Vollkommenes körperliches, seelisches und soziales Wohlbefinden habe ich in meinen bisherigen 45 Lebensjahren noch nicht erreicht. Wenn ich auf diese Jahre zurückblicke, sehe ich da viel Zeit, in der vor allem mein seelisches und soziales Wohlbefinden kränkelte. Psychosen, Panikattacken, Arbeitslosigkeit und so gut, wie keine sozialen Kontakte stellten sich diesem vollkommenen Wohlbefinden entgegen. Doch während all dieser Jahre, in denen Alltagsaufgaben, wie Haushaltsarbeiten, für meine Ernährung und Körperpflege sorgen, Einkaufswege und Wege zu Ärzten, Arbeitsmarkservice und anderen Ämtern zurückzulegen – alles Dinge, die wir gewöhnlich nebenher erledigen – für mich kaum zu bewältigen waren, hielt ich mich davon fern, mich als krank zu bezeichnen.

Das, was mich in diesen schweren Zeiten half, war, nicht in Richtung Vollkommenheit zu blicken, sondern mich auf die winzig kleinen Dinge, die ich irgendwie zusammenwurstelte, zu fokussieren und zu lernen, mich dafür zu loben. Dazu begann ich auch eine Art Tagebuch zu schreiben, in das ich regelmäßig kleine Dinge vermerkte, die ich geschafft habe und als Lob über mich formulierte. An Tagen, wo meine Stimmung sehr schlecht war, blätterte ich in diesem Lob-Tagebuch und rief mir positiv Erlebtes wieder wach, was ich sonst vergessen hätte.

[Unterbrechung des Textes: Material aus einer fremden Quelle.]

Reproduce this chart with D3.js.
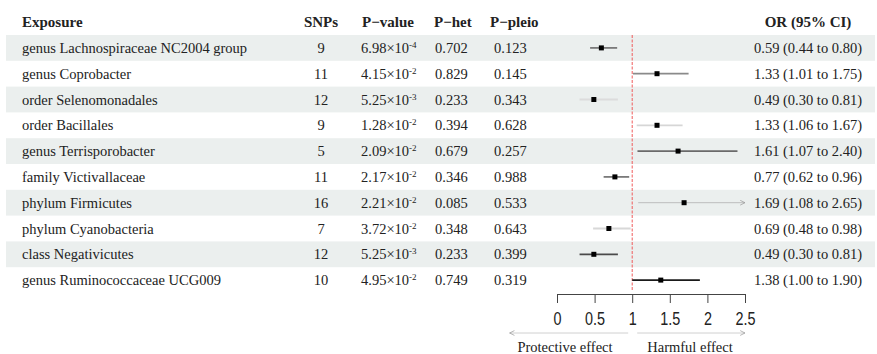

In unserer Leistungsgesellschaft fühlte ich mich oft als Versagerin – keine Familie, keine Arbeit, Diagnose-psychisch krank. Wir müssen uns aber in diesem Leistungskarussell nicht auch noch um unsere eigene Achse drehen, sondern es liegt in unserer Hand, unsere individuellen Fähigkeiten zu entdecken und sie einzusetzen. Die vollkommene Gesundheit gibt es nicht, wie es auch keine vollkommene Krankheit gibt.

Wenn Sie ein Kommentar über Ihre persönlichen Fähigkeiten hier hinterlassen möchten, würde ich mich sehr freuen…

 

1 Kommentar

  1. Ist eine sehr schöne Definition, aber kaum für jemanden für längere Zeit realistisch erreichbar. Auch dann nicht wenn man in der Gesellschaft als „gesund“ gilt. So wie die Aussage meiner Ärztin: Sie sind nicht krank, werden auch nicht gesund werden. Das ist wie Sie sind. Vielleicht brauchen wir einen Begriff für das was dazwischen liegt? Wenn wir uns trotz Schwächen nicht krank fühlen.